*TO DO:* Only the lines from the one with "Write a web" through the one with "0.001, 0, 0, 0];", inclusive, should be echoed exactly; pictures are left out.
--- Start ENTRIES SUPPLIED ---
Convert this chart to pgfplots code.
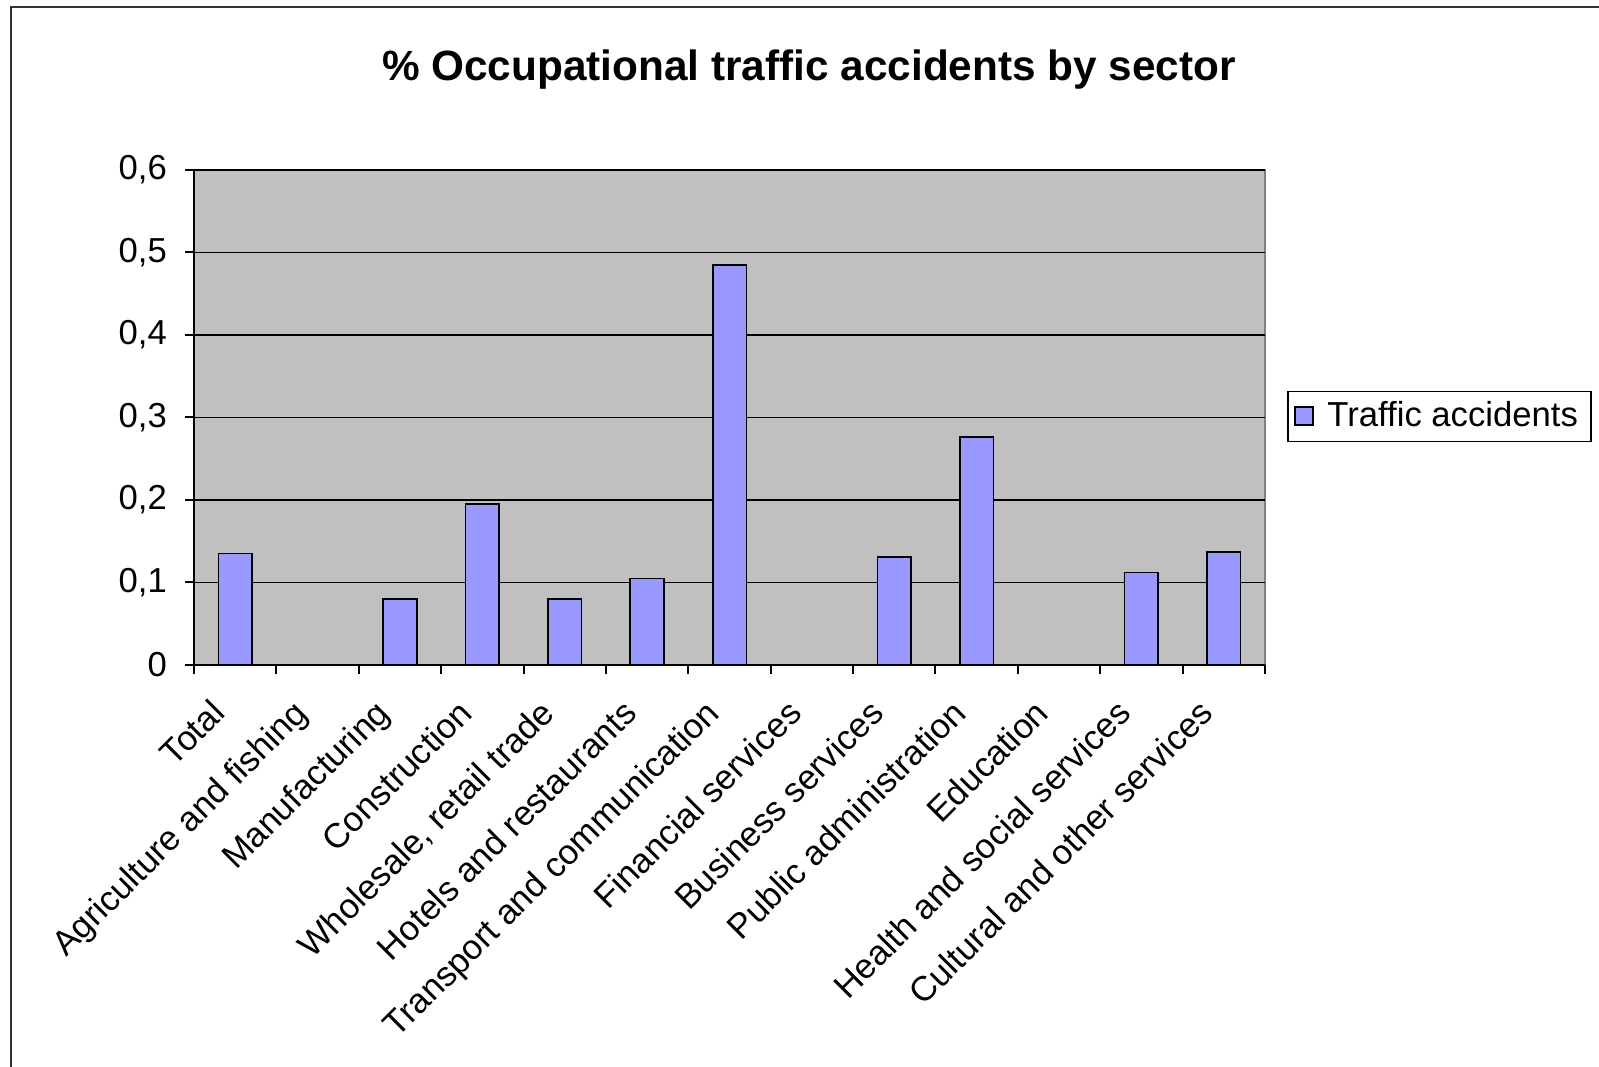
\documentclass[border=0pt]{standalone}
\usepackage{fontspec}
\setmainfont{Liberation Sans}
\usepackage{pgfplots}
\pgfplotsset{compat=1.18}
\definecolor{barfill}{HTML}{9999FF}
\definecolor{plotbg}{HTML}{C0C0C0}
\definecolor{plotedge}{HTML}{808080}
\pgfplotstableread{
x y
0 0.135
1 0
2 0.080
3 0.195
4 0.080
5 0.105
6 0.485
7 0
8 0.131
9 0.276
10 0
11 0.112
12 0.137
}\datatable
\begin{document}
\begin{tikzpicture}
\useasboundingbox (0,0) rectangle (479.7pt,320.1pt);
\fill[white] (0,0) rectangle (479.7pt,320.1pt);
\draw[line width=0.6pt, black!80] (3.3pt,-10pt) -- (3.3pt,318pt) -- (490pt,318pt);
\node[font=\fontsize{12.7}{15}\selectfont\bfseries] at (242.7pt,299.1pt) {\% Occupational traffic accidents by sector};
\begin{axis}[
  at={(58.2pt,120.6pt)}, anchor=south west,
  scale only axis, width=321.3pt, height=148.5pt,
  xmin=-0.5, xmax=12.5, ymin=0, ymax=0.6,
  axis x line*=bottom, axis y line*=left,
  axis line style={black, line width=0.6pt},
  axis background/.style={fill=plotbg, draw=plotedge, line width=0.5pt},
  separate axis lines,
  x axis line style={-}, y axis line style={-},
  xtick={0,...,12},
  xticklabels={Total, Agriculture and fishing, Manufacturing, Construction, {Wholesale, retail trade}, Hotels and restaurants, Transport and communication, Financial services, Business services, Public administration, Education, Health and social services, Cultural and other services},
  major x tick style={draw=none},
  minor xtick={-0.5,0.5,...,12.5},
  minor x tick style={black, line width=0.6pt},
  minor tick length=2.6pt,
  tick align=outside,
  ytick={0,0.1,...,0.6},
  major tick length=2.6pt,
  y tick style={black, line width=0.6pt},
  ymajorgrids, grid style={black, line width=0.5pt},
  /pgf/number format/fixed, /pgf/number format/precision=1,
  /pgf/number format/use comma, /pgf/number format/assume math mode=true,
  xticklabel style={xshift=-7.9pt, yshift=-5.5pt, rotate=45, anchor=north east, inner sep=1pt},
  ticklabel style={font=\fontsize{10.4}{12}\selectfont},
  yticklabel style={xshift=-2pt},
  legend style={at={(1.0205,0.502)}, anchor=west, draw=black, line width=0.5pt, font=\fontsize{10.4}{12}\selectfont, inner xsep=2pt, inner ysep=1pt, legend cell align=left},
  legend image code/.code={\draw[fill=barfill, draw=black, line width=0.5pt] (0pt,-2.6pt) rectangle (5.4pt,2.8pt);},
]
\addplot[ybar, bar width=10.1pt, fill=barfill, draw=black, line width=0.5pt] table[x=x, y=y] {\datatable};
\addlegendentry{\hspace{2pt}Traffic accidents}
\end{axis}
\end{tikzpicture}
\end{document}
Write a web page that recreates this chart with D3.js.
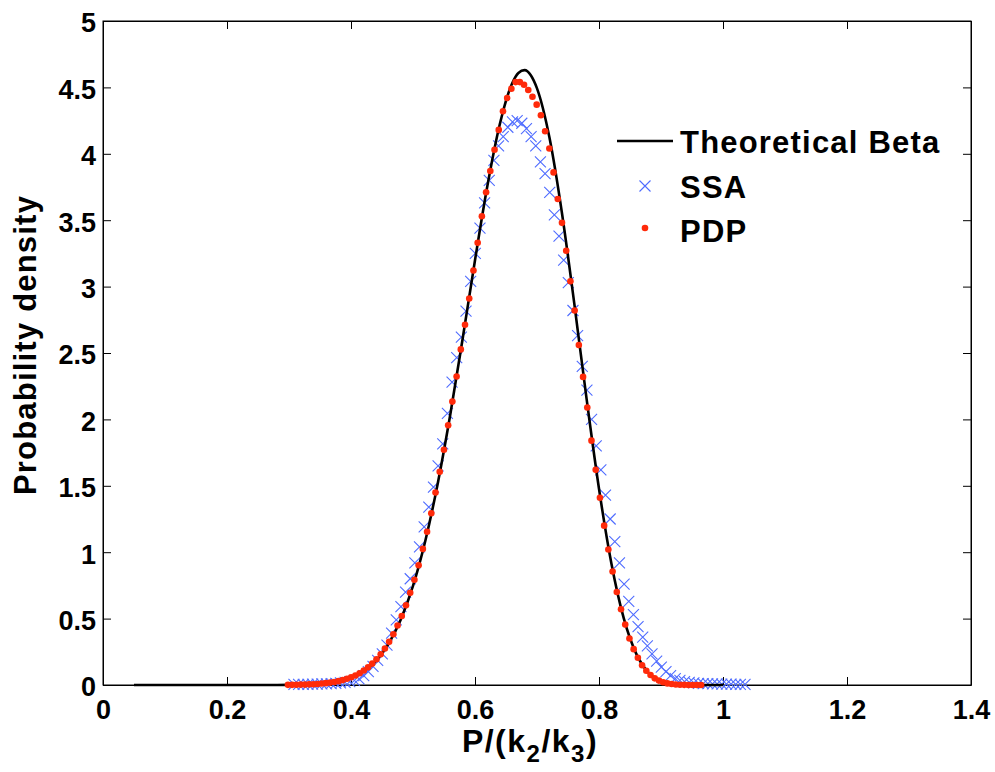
<!DOCTYPE html>
<html>
<head>
<meta charset="utf-8">
<script src="https://cdn.jsdelivr.net/npm/d3@7"></script>
<style>
  body { margin: 0; background: #fff; }
  svg text { font-family: "Liberation Sans", Arial, sans-serif; font-weight: bold; fill: #000; }
</style>
</head>
<body>
<div id="chart"></div>
<script>

// Tick values for both axes
var xTicks = [0, 0.2, 0.4, 0.6, 0.8, 1, 1.2, 1.4];
var yTicks = [0, 0.5, 1, 1.5, 2, 2.5, 3, 3.5, 4, 4.5, 5];

// Theoretical Beta curve (x, density)
var betaX = [0.05, 0.10, 0.15, 0.20, 0.25, 0.30, 0.32, 0.34, 0.36, 0.38, 0.40, 0.42, 0.44, 0.46, 0.48,
             0.50, 0.52, 0.54, 0.56, 0.58, 0.60, 0.62, 0.64, 0.66, 0.67, 0.68, 0.69, 0.70, 0.72, 0.74,
             0.76, 0.78, 0.80, 0.82, 0.84, 0.86, 0.88, 0.90, 0.92, 0.94, 0.96, 0.98, 1.00];
var betaY = [0, 0, 0, 0, 0, 0.001, 0.002, 0.006, 0.013, 0.028, 0.056, 0.103, 0.182, 0.306, 0.489,
             0.746, 1.088, 1.520, 2.033, 2.605, 3.199, 3.759, 4.223, 4.531, 4.609, 4.630, 4.592, 4.493, 4.124, 3.562,
             2.877, 2.154, 1.478, 0.915, 0.501, 0.236, 0.091, 0.027, 0.006, 0.001, 0, 0, 0];

// PDP points: evenly spaced bins starting at pdpStart
var pdpStart = 0.2983, pdpStep = 0.0068;
var pdpY = [0.001, 0.001, 0.002, 0.003, 0.003, 0.005, 0.006, 0.008, 0.011, 0.014,
            0.018, 0.023, 0.029, 0.037, 0.047, 0.058, 0.072, 0.089, 0.109, 0.133,
            0.161, 0.194, 0.231, 0.275, 0.325, 0.382, 0.448, 0.520, 0.600, 0.694,
            0.793, 0.902, 1.025, 1.154, 1.293, 1.449, 1.605, 1.772, 1.956, 2.134,
            2.323, 2.527, 2.713, 2.910, 3.121, 3.33, 3.53, 3.71, 3.87, 4.03,
            4.18, 4.32, 4.42, 4.49, 4.54, 4.54, 4.52, 4.48, 4.43, 4.37,
            4.29, 4.17, 4.04, 3.86, 3.66, 3.48, 3.27, 3.04, 2.82, 2.56,
            2.32, 2.09, 1.84, 1.62, 1.41, 1.20, 1.02, 0.855, 0.70, 0.57,
            0.455, 0.35, 0.27, 0.205, 0.149, 0.107, 0.075, 0.050, 0.033, 0.021,
            0.012, 0.007, 0.004, 0.002, 0.001, 0, 0, 0, 0];

// SSA histogram points: evenly spaced bins starting at ssaStart
var ssaStart = 0.308, ssaStep = 0.0075;
var ssaY = [0.004, 0.004, 0.005, 0.005, 0.006, 0.006, 0.008, 0.009, 0.011, 0.013,
            0.016, 0.020, 0.026, 0.034, 0.046, 0.07, 0.10, 0.14, 0.185, 0.235,
            0.30, 0.39, 0.49, 0.59, 0.70, 0.80, 0.92, 1.04, 1.19, 1.34,
            1.49, 1.65, 1.815, 2.045, 2.28, 2.465, 2.62, 2.815, 3.04, 3.25,
            3.44, 3.63, 3.80, 3.95, 4.06, 4.13, 4.20, 4.24, 4.25, 4.23,
            4.19, 4.13, 4.06, 3.94, 3.85, 3.71, 3.54, 3.38, 3.20, 3.03,
            2.82, 2.63, 2.40, 2.22, 2.00, 1.80, 1.62, 1.43, 1.25, 1.08,
            0.92, 0.76, 0.63, 0.53, 0.44, 0.36, 0.295, 0.235, 0.18, 0.135,
            0.10, 0.07, 0.048, 0.035, 0.025, 0.02, 0.016, 0.013, 0.011, 0.01,
            0.009, 0.008, 0.007, 0.006, 0.006, 0.005, 0.005, 0.004];

var legendNames = ['Theoretical Beta', 'SSA', 'PDP'];

// Set margin parameters
var margin = {top: 21, right: 24, bottom: 87, left: 103},
    width = 995 - margin.left - margin.right,
    height = 772 - margin.top - margin.bottom;

var x = d3.scaleLinear().domain([0, 1.4]).range([0, width]);
var y = d3.scaleLinear().domain([0, 5]).range([height, 0]);

var svg = d3.select('#chart')
    .append('svg')
    .attr('width', 995)
    .attr('height', 772)
    .append('g')
    .attr('transform', 'translate(' + margin.left + ',' + margin.top + ')');

// Axes, ticks pointing inwards like MATLAB
svg.append('g')
    .attr('class', 'x axis')
    .attr('transform', 'translate(0,' + height + ')')
    .call(d3.axisBottom(x).tickValues(xTicks).tickSize(-8).tickSizeOuter(0).tickPadding(15)
        .tickFormat(d3.format('')));

svg.append('g')
    .attr('class', 'y axis')
    .call(d3.axisLeft(y).tickValues(yTicks).tickSize(-8).tickSizeOuter(0).tickPadding(7)
        .tickFormat(d3.format('')));

// mirrored ticks on top and right
svg.append('g')
    .attr('class', 'x2 axis')
    .call(d3.axisTop(x).tickValues(xTicks).tickSize(-8).tickSizeOuter(0).tickFormat(''));

svg.append('g')
    .attr('class', 'y2 axis')
    .attr('transform', 'translate(' + width + ',0)')
    .call(d3.axisRight(y).tickValues(yTicks).tickSize(-8).tickSizeOuter(0).tickFormat(''));

svg.selectAll('.axis path').attr('stroke', '#000');
svg.selectAll('.axis line').attr('stroke', '#000');
svg.selectAll('.axis text')
    .style('font-size', '27px')
    .style('font-family', '"Liberation Sans", Arial, sans-serif')
    .style('font-weight', 'bold')
    .attr('fill', '#000');
svg.selectAll('.y.axis text').attr('dy', '0.4em');

// Box
svg.append('rect')
    .attr('width', width)
    .attr('height', height)
    .attr('fill', 'none')
    .attr('stroke', '#000')
    .attr('stroke-width', 1);

// Axis labels
svg.append('text')
    .attr('transform', 'rotate(-90)')
    .attr('x', -height / 2 + 8)
    .attr('y', -67)
    .style('text-anchor', 'middle')
    .style('font-size', '31px')
    .style('letter-spacing', '1.2px')
    .text('Probability density');

var xLabel = svg.append('text')
    .attr('x', width / 2 - 7)
    .attr('y', height + 67)
    .style('text-anchor', 'middle')
    .style('font-size', '32px')
    .style('letter-spacing', '1.5px');
xLabel.append('tspan').text('P/(k');
xLabel.append('tspan').attr('dy', 10).style('font-size', '24px').text('2');
xLabel.append('tspan').attr('dy', -10).text('/k');
xLabel.append('tspan').attr('dy', 10).style('font-size', '24px').text('3');
xLabel.append('tspan').attr('dy', -10).text(')');

// SSA crosses
var ssaData = ssaY.map(function(v, i) { return {x: ssaStart + i * ssaStep, y: v}; });
var crossPath = 'M-5.5,-5.5L5.5,5.5M-5.5,5.5L5.5,-5.5';
svg.append('g').selectAll('path')
    .data(ssaData)
    .enter().append('path')
    .attr('transform', function(d) { return 'translate(' + x(d.x) + ',' + y(d.y) + ')'; })
    .attr('d', crossPath)
    .attr('fill', 'none')
    .attr('stroke', '#4f6cff')
    .attr('stroke-width', 1.1);

// Theoretical Beta line
var betaData = betaX.map(function(v, i) { return {x: v, y: betaY[i]}; });
var line = d3.line()
    .curve(d3.curveMonotoneX)
    .x(function(d) { return x(d.x); })
    .y(function(d) { return y(d.y); });

svg.append('path')
    .datum(betaData)
    .attr('fill', 'none')
    .attr('stroke', '#000')
    .attr('stroke-width', 2.6)
    .attr('d', line);

// PDP dots
var pdpData = pdpY.map(function(v, i) { return {x: pdpStart + i * pdpStep, y: v}; });
svg.append('g').selectAll('circle')
    .data(pdpData)
    .enter().append('circle')
    .attr('cx', function(d) { return x(d.x); })
    .attr('cy', function(d) { return y(d.y); })
    .attr('r', 3.3)
    .attr('fill', '#ff2a0a');

// Legend (no box)
var legend = svg.append('g').attr('transform', 'translate(' + (617 - margin.left) + ',' + (141 - margin.top) + ')');
legend.append('line')
    .attr('x1', 0).attr('x2', 56)
    .attr('y1', 0).attr('y2', 0)
    .attr('stroke', '#000').attr('stroke-width', 2.6);
legend.append('path')
    .attr('transform', 'translate(28,45)')
    .attr('d', crossPath)
    .attr('fill', 'none')
    .attr('stroke', '#4f6cff')
    .attr('stroke-width', 1.1);
legend.append('circle')
    .attr('cx', 28).attr('cy', 87).attr('r', 3.3)
    .attr('fill', '#ff2a0a');
legend.selectAll('text.lab')
    .data(legendNames)
    .enter().append('text')
    .attr('class', 'lab')
    .attr('x', 63)
    .attr('y', function(d, i) { return 12 + i * 44.5; })
    .style('font-size', '31px')
    .style('letter-spacing', '1.2px')
    .text(function(d) { return d; });

</script>
</body>
</html>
--- End ENTRIES SUPPLIED ---
*FULL SOLUTION:*
Write a web page that recreates this chart with D3.js.
<!DOCTYPE html>
<html>
<head>
<meta charset="utf-8">
<script src="https://cdn.jsdelivr.net/npm/d3@7"></script>
<style>
  body { margin: 0; background: #fff; }
  svg text { font-family: "Liberation Sans", Arial, sans-serif; font-weight: bold; fill: #000; }
</style>
</head>
<body>
<div id="chart"></div>
<script>

// Tick values for both axes
var xTicks = [0, 0.2, 0.4, 0.6, 0.8, 1, 1.2, 1.4];
var yTicks = [0, 0.5, 1, 1.5, 2, 2.5, 3, 3.5, 4, 4.5, 5];

// Theoretical Beta curve (x, density)
var betaX = [0.05, 0.10, 0.15, 0.20, 0.25, 0.30, 0.32, 0.34, 0.36, 0.38, 0.40, 0.42, 0.44, 0.46, 0.48,
             0.50, 0.52, 0.54, 0.56, 0.58, 0.60, 0.62, 0.64, 0.66, 0.67, 0.68, 0.69, 0.70, 0.72, 0.74,
             0.76, 0.78, 0.80, 0.82, 0.84, 0.86, 0.88, 0.90, 0.92, 0.94, 0.96, 0.98, 1.00];
var betaY = [0, 0, 0, 0, 0, 0.001, 0.002, 0.006, 0.013, 0.028, 0.056, 0.103, 0.182, 0.306, 0.489,
             0.746, 1.088, 1.520, 2.033, 2.605, 3.199, 3.759, 4.223, 4.531, 4.609, 4.630, 4.592, 4.493, 4.124, 3.562,
             2.877, 2.154, 1.478, 0.915, 0.501, 0.236, 0.091, 0.027, 0.006, 0.001, 0, 0, 0];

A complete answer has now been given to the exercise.